Pope John Paul II sent Cardinal Pio Laghi in 2003 to plead with George Bush not to declare war on Iraq, because a drawn-out war resulting in major casualties would be inevitable. He told the president the region would be destabilised, racial and ethnic tensions would escalate, and a greater gulf between Christians and Muslims would be created.

George Bush did not listen.

As a Sunni imposing his will on the Shia majority in often brutal ways, Saddam Hussein believed that, as another minority, Christians were useful to him. When Saddam was toppled, the days of relative security ended for Christians. They are now in grave danger of being completely wiped out in parts of Iraq.

The Middle East is a highly complex region, with rapidly shifting alliances. In a useful piece in the Atlantic in March 2015, Martha Crenshaw describes the changes in relationships among militant Islamic fundamentalist groups, for example tracking how Islamic State moved from being affiliates of al-Qaeda to rivals.

Christians have also sometimes reluctantly allied themselves politically to vicious rulers such as Bashar al-Assad because there is no better alternative.

The African proverb declares that when elephants fight, it is the grass that gets trampled. Christians have often found themselves in the position of the grass.

While George Bush might been unwilling to accept the dire consequences Cardinal Laghi predicted, the Obama administration refuses to classify actions against Christians as genocide.

In contrast, others are willing to exploit the difficulties of Christians in order to discriminate against Muslims, for example, advocating allowing only Christian refugees into their countries. Not only is this an unchristian approach, it ignores the reality that the majority of victims of Islamic State are Muslims.

The Sunni/Shia divide dates back to the seventh century, to a dispute over who should succeed Muhammad as leader of the Islamic community.

To state that Muslims have been divided ever since is reductionist. In many countries, the Sunni and Shia factions intermarried and intertwined. However, to say that theological disputes play no part at all, and that it is simply all about power and oil, is equally simplistic.

Islamic State grew from the Sunni faction, and mercilessly persecute the Shia, as well as any Sunni they believe fails to meet Islamic standards. Obviously, Christians are not the only victims.

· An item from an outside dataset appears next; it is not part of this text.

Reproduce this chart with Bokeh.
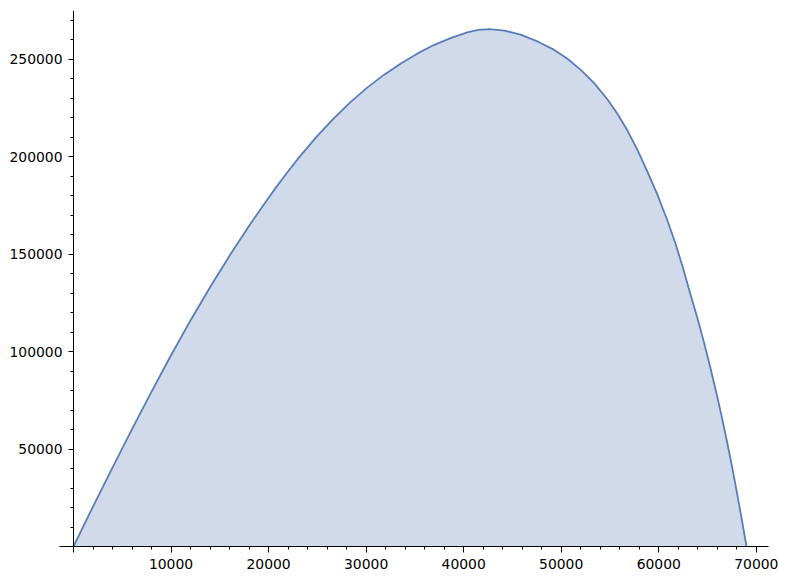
from bokeh.plotting import figure
from bokeh.models import Range1d, SingleIntervalTicker, LinearAxis, BasicTickFormatter
from bokeh.embed import file_html
from bokeh.resources import INLINE

# trajectory
xs = [0, 1743, 3793, 5844, 7894, 9944, 11995, 14045, 16096, 18146, 19427, 20709,
      21991, 23272, 24979, 26686, 28398, 30110, 31817, 33523, 35231, 36937, 38650,
      40361, 41520, 42648, 44186, 45826, 47569, 49240, 50609, 51975, 53346, 54713,
      55740, 56763, 57790, 58813, 59841, 60864, 61715, 62486, 63253, 63937, 64616,
      65305, 65990, 66505, 67015, 67443, 67866, 68432, 68996]
ys = [0, 17900, 38420, 58640, 78440, 97620, 115990, 133430, 149950, 165550, 174880, 183860,
      192430, 200530, 210540, 219670, 227980, 235420, 241960, 247730, 252860, 257270, 260860,
      263780, 265070, 265480, 264710, 262600, 259120, 254910, 250340, 244650, 237830, 229570,
      222180, 213660, 203710, 192630, 180780, 167490, 155440, 142920, 129330, 117580, 105110,
      91490, 76950, 65460, 53350, 42710, 31650, 16130, 0]

x_ticks_interval = 10000
y_ticks_interval = 50000

FONT = "DejaVu Sans"
FS = "13.9px"

p = figure(width=786, height=580,
           x_range=Range1d(-1435, 71250), y_range=Range1d(0, 275000),
           output_backend="svg", toolbar_location=None,
           min_border_left=59, min_border_right=18, min_border_top=10, min_border_bottom=34)
p.outline_line_color = None
p.xgrid.visible = False
p.ygrid.visible = False
p.background_fill_color = "white"
p.border_fill_color = "white"

p.varea(x=xs, y1=[0] * len(xs), y2=ys, fill_color="#d0daea", fill_alpha=1.0)
p.line(xs, ys, line_color="#5a7db9", line_width=1.8, line_join="round")

# x axis (below, at y = 0)
xa = p.xaxis[0]
xa.ticker = SingleIntervalTicker(interval=x_ticks_interval, num_minor_ticks=5)
xa.formatter = BasicTickFormatter(use_scientific=False)
xa.major_label_overrides = {0: ""}
xa.axis_line_color = "black"
xa.axis_line_width = 1
xa.major_tick_line_color = "black"
xa.minor_tick_line_color = "black"
xa.major_tick_in = 0
xa.minor_tick_in = 0
xa.major_tick_out = 6
xa.minor_tick_out = 3
xa.major_label_standoff = 6
xa.major_label_text_font = FONT
xa.major_label_text_font_size = FS
xa.major_label_text_color = "black"

# y labels (left panel)
ya = p.yaxis[0]
ya.ticker = SingleIntervalTicker(interval=y_ticks_interval, num_minor_ticks=5)
ya.formatter = BasicTickFormatter(use_scientific=False)
ya.major_label_overrides = {0: ""}
ya.axis_line_color = None
ya.major_tick_line_color = None
ya.minor_tick_line_color = None
ya.major_tick_in = 0
ya.minor_tick_in = 0
ya.major_tick_out = 0
ya.minor_tick_out = 0
ya.major_label_standoff = -3
ya.major_label_text_font = FONT
ya.major_label_text_font_size = FS
ya.major_label_text_color = "black"

# y axis line and ticks, drawn at x = 0
yline = LinearAxis(ticker=SingleIntervalTicker(interval=y_ticks_interval, num_minor_ticks=5),
                   fixed_location=0,
                   major_label_overrides={v: "" for v in range(0, 300001, y_ticks_interval)},
                   axis_line_color="black", axis_line_width=1,
                   major_tick_line_color="black", minor_tick_line_color="black",
                   major_tick_in=0, minor_tick_in=0, major_tick_out=5, minor_tick_out=3,
                   major_label_standoff=0, major_label_text_font_size="1px")
p.add_layout(yline, "left")

open("out.html", "w").write(file_html(p, INLINE))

But they are being systematically targeted.

The UN definition of genocide requires the actions taken against a group of people to be “committed with intent to destroy, in whole or in part, a national, ethnic, racial or religious group”.

How else would you classify the expulsion from places they have inhabited for centuries, the forced conversion, rape and enslavement of women and children, torture, beheadings and massacres of Christians and others except as genocide?

Lithuania has already passed a parliamentary resolution calling for these crimes to be recognised as genocide.

The resolution quotes the statement in March 2015 by the Office of the United Nations High Commissioner for Human Rights, regarding "Yazidis, Christians, Turkmen, Sabea-Mandeans, Kaka'e, Kurds and Shia", which states that "it is reasonable to conclude that some of those incidents may constitute genocide. Other incidents may amount to crimes against humanity or war crimes".

While indiscriminate bombing from on high is not the answer, if the international community looked at the region not in terms of its strategic importance but of human rights, the need to protect would be obvious. Might it be too much to ask that the EU follow Lithuania’s lead?

Isn’t it time that “never again” stopped meaning “again and again”?